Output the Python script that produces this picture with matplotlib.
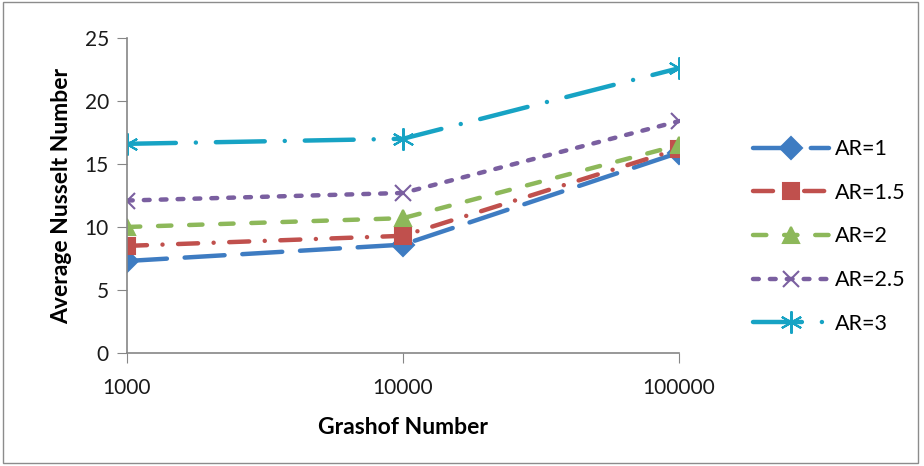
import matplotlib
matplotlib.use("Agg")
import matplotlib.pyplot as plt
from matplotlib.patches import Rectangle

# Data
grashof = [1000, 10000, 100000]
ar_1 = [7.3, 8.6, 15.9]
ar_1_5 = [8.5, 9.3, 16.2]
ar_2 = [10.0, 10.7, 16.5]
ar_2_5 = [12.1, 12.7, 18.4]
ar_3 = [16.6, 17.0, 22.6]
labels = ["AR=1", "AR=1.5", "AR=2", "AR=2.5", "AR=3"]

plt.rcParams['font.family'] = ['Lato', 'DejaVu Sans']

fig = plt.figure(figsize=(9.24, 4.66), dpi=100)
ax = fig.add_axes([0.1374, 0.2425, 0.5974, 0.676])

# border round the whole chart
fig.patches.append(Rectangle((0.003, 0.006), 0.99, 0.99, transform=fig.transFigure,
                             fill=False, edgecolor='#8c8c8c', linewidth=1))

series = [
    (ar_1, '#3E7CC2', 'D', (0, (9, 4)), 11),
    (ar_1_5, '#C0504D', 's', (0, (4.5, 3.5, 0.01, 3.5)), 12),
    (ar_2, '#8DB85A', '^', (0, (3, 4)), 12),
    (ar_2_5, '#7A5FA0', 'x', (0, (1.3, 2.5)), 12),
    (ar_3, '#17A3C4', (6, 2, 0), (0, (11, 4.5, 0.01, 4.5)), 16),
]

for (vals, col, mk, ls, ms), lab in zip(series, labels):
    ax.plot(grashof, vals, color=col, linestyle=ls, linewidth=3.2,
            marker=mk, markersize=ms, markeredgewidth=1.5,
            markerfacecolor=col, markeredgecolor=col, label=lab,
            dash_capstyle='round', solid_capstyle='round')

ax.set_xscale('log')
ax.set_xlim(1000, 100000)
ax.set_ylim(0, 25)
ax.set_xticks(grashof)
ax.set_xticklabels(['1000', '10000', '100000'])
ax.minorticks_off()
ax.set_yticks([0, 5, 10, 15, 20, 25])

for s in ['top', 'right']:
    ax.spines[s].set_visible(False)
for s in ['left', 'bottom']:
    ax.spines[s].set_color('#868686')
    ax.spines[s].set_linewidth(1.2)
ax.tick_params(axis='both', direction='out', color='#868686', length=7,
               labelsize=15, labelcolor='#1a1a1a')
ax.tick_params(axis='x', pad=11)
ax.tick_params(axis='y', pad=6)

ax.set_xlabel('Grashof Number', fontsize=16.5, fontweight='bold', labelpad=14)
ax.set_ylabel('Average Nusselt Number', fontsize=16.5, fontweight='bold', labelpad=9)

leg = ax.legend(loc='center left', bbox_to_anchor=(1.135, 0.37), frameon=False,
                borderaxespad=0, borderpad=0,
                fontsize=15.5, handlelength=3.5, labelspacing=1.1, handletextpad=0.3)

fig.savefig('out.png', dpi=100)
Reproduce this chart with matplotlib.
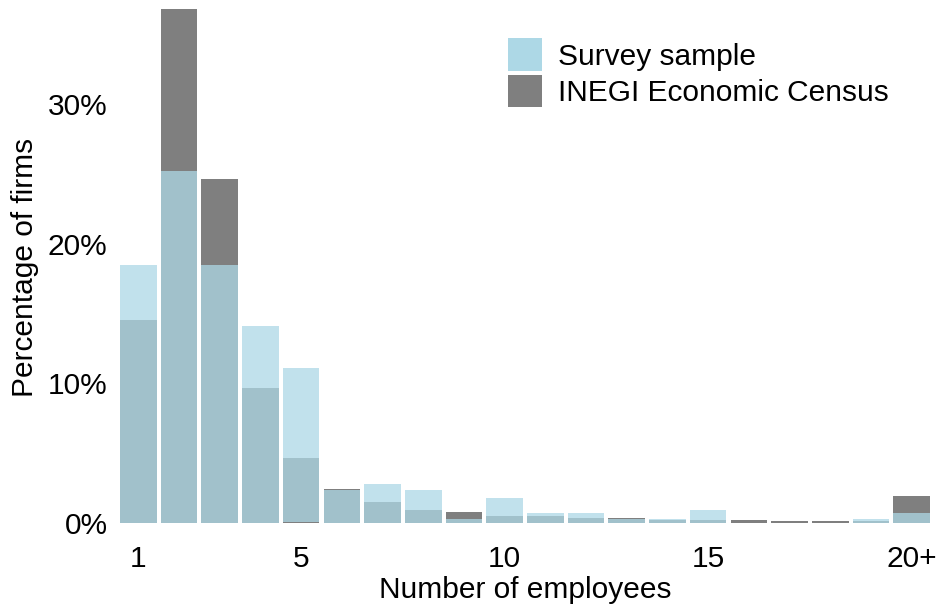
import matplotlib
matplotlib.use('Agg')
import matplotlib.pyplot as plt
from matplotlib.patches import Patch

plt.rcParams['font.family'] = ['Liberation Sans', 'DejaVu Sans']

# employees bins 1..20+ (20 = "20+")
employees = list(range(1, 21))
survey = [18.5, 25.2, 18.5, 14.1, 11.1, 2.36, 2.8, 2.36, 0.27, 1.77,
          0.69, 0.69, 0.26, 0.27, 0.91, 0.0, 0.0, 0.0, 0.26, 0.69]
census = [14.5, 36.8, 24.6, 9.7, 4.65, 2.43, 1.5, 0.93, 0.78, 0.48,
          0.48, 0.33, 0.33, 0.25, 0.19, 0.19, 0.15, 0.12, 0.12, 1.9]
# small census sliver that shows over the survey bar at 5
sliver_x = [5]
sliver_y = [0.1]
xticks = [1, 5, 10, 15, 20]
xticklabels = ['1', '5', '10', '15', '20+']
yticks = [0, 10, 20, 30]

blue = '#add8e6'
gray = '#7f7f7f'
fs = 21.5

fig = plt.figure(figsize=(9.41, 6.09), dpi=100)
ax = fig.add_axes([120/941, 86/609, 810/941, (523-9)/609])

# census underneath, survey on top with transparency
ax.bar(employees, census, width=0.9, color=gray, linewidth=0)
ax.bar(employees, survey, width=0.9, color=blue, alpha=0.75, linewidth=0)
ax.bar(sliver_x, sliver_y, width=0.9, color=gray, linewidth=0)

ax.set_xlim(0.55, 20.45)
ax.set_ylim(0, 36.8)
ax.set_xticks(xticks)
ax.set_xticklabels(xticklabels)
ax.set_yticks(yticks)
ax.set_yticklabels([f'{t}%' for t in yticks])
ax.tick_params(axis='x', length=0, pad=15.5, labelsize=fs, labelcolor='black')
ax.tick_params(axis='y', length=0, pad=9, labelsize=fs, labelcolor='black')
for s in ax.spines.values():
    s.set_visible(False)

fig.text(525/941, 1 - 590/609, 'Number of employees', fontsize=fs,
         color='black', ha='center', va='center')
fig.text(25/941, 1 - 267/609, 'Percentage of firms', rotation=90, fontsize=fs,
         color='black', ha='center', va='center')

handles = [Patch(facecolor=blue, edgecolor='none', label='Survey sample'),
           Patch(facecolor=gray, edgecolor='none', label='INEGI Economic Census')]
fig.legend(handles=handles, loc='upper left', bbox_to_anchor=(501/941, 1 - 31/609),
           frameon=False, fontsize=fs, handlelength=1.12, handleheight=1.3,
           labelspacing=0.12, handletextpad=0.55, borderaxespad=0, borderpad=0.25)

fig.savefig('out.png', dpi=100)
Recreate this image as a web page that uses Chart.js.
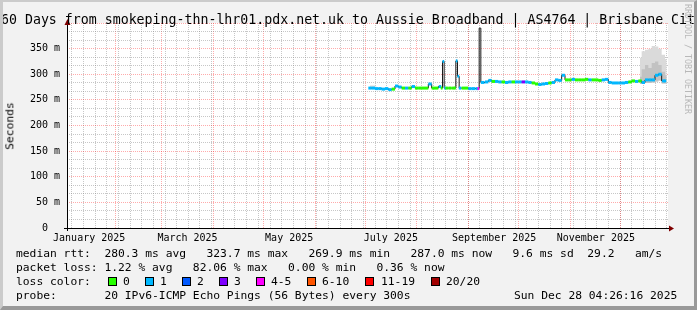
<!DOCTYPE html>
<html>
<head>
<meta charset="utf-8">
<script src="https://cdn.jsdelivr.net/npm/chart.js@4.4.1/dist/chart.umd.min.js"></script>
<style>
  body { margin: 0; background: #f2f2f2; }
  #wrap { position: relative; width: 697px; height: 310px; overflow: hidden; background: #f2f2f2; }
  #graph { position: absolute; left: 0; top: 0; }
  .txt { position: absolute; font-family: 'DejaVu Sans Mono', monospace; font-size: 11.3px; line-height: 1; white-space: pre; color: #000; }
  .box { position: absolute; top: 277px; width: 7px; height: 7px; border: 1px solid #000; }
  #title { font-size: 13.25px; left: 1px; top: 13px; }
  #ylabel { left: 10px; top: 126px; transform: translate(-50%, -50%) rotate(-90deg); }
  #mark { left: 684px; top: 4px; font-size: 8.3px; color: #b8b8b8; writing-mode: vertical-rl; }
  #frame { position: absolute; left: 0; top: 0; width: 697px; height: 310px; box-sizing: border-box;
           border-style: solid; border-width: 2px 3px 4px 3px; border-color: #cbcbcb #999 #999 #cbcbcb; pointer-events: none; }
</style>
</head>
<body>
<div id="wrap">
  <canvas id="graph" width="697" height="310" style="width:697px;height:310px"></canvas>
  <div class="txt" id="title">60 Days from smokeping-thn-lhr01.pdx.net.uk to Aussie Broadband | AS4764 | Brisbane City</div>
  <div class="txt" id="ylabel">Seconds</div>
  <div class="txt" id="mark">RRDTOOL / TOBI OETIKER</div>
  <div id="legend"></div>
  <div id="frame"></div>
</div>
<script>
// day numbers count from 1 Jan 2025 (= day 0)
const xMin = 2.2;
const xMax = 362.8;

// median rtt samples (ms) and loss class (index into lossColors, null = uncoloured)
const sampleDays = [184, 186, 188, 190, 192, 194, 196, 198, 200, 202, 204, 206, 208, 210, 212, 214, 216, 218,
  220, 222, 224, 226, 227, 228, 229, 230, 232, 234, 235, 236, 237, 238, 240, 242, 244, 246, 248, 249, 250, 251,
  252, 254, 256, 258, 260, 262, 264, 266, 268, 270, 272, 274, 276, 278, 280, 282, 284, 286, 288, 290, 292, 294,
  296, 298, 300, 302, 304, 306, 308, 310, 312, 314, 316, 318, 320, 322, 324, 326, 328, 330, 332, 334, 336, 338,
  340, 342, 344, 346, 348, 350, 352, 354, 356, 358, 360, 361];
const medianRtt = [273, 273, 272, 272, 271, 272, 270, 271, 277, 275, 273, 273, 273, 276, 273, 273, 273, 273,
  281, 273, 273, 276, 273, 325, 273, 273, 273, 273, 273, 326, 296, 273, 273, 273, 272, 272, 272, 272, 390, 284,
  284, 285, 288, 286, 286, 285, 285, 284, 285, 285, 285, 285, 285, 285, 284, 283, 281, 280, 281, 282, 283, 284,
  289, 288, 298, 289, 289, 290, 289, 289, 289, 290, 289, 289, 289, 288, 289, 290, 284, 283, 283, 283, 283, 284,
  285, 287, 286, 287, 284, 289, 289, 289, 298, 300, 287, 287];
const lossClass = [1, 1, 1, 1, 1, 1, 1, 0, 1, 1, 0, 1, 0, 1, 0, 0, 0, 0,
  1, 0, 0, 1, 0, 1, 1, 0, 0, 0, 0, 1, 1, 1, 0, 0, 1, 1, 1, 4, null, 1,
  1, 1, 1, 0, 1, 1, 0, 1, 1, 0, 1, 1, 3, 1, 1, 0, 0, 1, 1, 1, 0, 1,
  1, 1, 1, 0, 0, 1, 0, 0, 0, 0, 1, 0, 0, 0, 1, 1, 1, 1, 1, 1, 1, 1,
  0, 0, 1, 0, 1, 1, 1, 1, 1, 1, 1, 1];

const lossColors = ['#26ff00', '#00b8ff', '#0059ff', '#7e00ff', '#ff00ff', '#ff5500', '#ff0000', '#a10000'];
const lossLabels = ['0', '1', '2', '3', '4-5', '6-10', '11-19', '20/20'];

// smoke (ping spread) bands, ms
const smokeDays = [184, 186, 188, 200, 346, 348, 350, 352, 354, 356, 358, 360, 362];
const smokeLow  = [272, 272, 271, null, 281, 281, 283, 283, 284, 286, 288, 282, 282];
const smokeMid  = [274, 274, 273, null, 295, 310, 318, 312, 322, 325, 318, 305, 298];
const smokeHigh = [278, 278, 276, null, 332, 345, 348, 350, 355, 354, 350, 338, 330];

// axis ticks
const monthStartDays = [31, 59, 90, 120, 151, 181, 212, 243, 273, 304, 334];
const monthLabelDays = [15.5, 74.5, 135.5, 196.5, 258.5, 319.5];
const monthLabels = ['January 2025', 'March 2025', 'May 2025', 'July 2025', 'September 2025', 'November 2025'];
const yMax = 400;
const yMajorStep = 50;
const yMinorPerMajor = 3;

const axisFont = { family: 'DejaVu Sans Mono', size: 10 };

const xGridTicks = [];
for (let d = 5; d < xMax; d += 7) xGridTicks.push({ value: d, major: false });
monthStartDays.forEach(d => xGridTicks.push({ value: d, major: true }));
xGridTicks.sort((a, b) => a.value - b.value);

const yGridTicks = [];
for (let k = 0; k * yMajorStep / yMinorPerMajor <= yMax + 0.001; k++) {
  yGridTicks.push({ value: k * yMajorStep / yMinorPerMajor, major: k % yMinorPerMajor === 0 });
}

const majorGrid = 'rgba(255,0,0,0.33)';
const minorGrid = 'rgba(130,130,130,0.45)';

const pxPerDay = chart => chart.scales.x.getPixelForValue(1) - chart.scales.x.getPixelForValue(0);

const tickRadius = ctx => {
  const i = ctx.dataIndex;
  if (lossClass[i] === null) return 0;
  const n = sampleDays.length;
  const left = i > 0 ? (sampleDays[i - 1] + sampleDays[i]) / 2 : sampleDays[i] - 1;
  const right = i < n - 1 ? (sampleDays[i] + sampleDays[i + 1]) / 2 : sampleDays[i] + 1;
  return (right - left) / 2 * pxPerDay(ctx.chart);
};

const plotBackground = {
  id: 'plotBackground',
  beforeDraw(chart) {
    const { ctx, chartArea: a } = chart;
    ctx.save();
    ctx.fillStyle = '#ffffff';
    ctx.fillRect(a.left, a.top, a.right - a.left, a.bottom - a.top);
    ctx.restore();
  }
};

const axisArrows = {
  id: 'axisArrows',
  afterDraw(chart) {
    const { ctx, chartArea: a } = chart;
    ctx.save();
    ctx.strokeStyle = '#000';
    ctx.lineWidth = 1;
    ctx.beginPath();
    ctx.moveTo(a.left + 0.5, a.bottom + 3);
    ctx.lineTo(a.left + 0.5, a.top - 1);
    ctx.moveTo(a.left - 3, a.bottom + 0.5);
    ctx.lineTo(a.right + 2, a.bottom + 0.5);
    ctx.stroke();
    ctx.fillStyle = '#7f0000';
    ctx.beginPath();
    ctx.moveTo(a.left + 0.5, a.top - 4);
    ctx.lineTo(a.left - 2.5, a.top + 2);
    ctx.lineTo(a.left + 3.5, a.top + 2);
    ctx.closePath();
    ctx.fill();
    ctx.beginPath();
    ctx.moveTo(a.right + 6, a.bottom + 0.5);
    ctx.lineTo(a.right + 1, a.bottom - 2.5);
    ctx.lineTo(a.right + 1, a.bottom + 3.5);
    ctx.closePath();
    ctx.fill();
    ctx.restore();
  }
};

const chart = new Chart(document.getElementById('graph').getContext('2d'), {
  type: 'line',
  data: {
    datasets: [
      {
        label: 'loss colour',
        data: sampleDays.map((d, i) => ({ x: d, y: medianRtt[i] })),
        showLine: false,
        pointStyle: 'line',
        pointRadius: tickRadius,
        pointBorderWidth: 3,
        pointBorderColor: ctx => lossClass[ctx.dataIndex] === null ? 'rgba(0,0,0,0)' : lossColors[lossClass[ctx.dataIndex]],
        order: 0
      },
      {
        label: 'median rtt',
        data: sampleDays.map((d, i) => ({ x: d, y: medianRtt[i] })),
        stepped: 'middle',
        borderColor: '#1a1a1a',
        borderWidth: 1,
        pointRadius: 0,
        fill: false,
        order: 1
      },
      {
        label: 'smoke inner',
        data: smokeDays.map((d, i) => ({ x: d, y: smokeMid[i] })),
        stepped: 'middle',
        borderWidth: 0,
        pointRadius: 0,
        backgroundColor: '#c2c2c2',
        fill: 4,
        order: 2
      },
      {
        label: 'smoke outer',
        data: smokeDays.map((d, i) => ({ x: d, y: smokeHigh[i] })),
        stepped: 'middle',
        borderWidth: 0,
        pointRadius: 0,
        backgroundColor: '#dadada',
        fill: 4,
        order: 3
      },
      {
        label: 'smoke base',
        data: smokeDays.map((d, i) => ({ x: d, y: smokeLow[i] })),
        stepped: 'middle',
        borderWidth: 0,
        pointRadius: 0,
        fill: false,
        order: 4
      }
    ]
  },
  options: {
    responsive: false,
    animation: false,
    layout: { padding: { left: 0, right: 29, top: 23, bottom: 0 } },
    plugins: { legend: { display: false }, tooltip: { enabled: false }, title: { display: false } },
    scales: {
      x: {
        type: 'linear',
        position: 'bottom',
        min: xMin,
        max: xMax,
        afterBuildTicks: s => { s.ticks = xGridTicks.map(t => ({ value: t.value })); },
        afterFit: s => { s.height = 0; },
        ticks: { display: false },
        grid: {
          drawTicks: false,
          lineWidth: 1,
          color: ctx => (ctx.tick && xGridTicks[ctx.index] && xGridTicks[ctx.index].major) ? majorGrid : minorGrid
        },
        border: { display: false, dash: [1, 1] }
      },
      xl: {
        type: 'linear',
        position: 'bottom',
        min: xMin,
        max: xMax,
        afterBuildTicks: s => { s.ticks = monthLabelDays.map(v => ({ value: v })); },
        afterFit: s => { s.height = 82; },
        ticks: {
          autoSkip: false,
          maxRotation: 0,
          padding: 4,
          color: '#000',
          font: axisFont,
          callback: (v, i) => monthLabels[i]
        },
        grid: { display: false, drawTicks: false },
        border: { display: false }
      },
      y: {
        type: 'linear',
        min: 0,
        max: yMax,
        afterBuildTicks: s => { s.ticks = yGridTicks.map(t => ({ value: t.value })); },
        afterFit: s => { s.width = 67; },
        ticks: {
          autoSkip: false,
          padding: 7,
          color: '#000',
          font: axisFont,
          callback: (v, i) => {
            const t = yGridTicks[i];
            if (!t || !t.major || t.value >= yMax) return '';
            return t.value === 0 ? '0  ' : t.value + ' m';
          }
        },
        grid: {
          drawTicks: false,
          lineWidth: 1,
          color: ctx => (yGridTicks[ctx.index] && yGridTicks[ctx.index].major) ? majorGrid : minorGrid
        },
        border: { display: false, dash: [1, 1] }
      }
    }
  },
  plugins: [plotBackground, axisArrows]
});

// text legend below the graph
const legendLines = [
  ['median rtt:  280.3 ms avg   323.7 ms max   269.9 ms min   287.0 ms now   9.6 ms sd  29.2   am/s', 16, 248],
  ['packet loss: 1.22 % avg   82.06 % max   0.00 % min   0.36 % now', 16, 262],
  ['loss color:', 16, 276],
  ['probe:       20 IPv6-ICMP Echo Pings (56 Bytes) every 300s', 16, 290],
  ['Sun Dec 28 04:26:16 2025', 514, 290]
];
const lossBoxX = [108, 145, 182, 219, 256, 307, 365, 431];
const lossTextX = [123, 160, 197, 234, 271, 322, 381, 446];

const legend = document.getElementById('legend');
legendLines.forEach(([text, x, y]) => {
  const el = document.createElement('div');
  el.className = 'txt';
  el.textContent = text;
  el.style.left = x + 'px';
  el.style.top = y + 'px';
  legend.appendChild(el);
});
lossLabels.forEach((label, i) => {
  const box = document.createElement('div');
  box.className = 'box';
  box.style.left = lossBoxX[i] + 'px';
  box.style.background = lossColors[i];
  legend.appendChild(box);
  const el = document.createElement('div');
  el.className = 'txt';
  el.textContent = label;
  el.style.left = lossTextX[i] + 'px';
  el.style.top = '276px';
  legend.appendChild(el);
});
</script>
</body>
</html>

▶ [What is being asked]
Exactly as they stand, quote the lines beginning with the one that contains "Reproduce this chart with matplotlib." and ending with the one that contains "ax.bar(sliver_x, sliver_y, width=0.9, color=gray, linewidth=0)", with no pictures.

▶ [Response for this exercise]
Reproduce this chart with matplotlib.
import matplotlib
matplotlib.use('Agg')
import matplotlib.pyplot as plt
from matplotlib.patches import Patch

plt.rcParams['font.family'] = ['Liberation Sans', 'DejaVu Sans']

# employees bins 1..20+ (20 = "20+")
employees = list(range(1, 21))
survey = [18.5, 25.2, 18.5, 14.1, 11.1, 2.36, 2.8, 2.36, 0.27, 1.77,
          0.69, 0.69, 0.26, 0.27, 0.91, 0.0, 0.0, 0.0, 0.26, 0.69]
census = [14.5, 36.8, 24.6, 9.7, 4.65, 2.43, 1.5, 0.93, 0.78, 0.48,
          0.48, 0.33, 0.33, 0.25, 0.19, 0.19, 0.15, 0.12, 0.12, 1.9]
# small census sliver that shows over the survey bar at 5
sliver_x = [5]
sliver_y = [0.1]
xticks = [1, 5, 10, 15, 20]
xticklabels = ['1', '5', '10', '15', '20+']
yticks = [0, 10, 20, 30]

blue = '#add8e6'
gray = '#7f7f7f'
fs = 21.5

fig = plt.figure(figsize=(9.41, 6.09), dpi=100)
ax = fig.add_axes([120/941, 86/609, 810/941, (523-9)/609])

# census underneath, survey on top with transparency
ax.bar(employees, census, width=0.9, color=gray, linewidth=0)
ax.bar(employees, survey, width=0.9, color=blue, alpha=0.75, linewidth=0)
ax.bar(sliver_x, sliver_y, width=0.9, color=gray, linewidth=0)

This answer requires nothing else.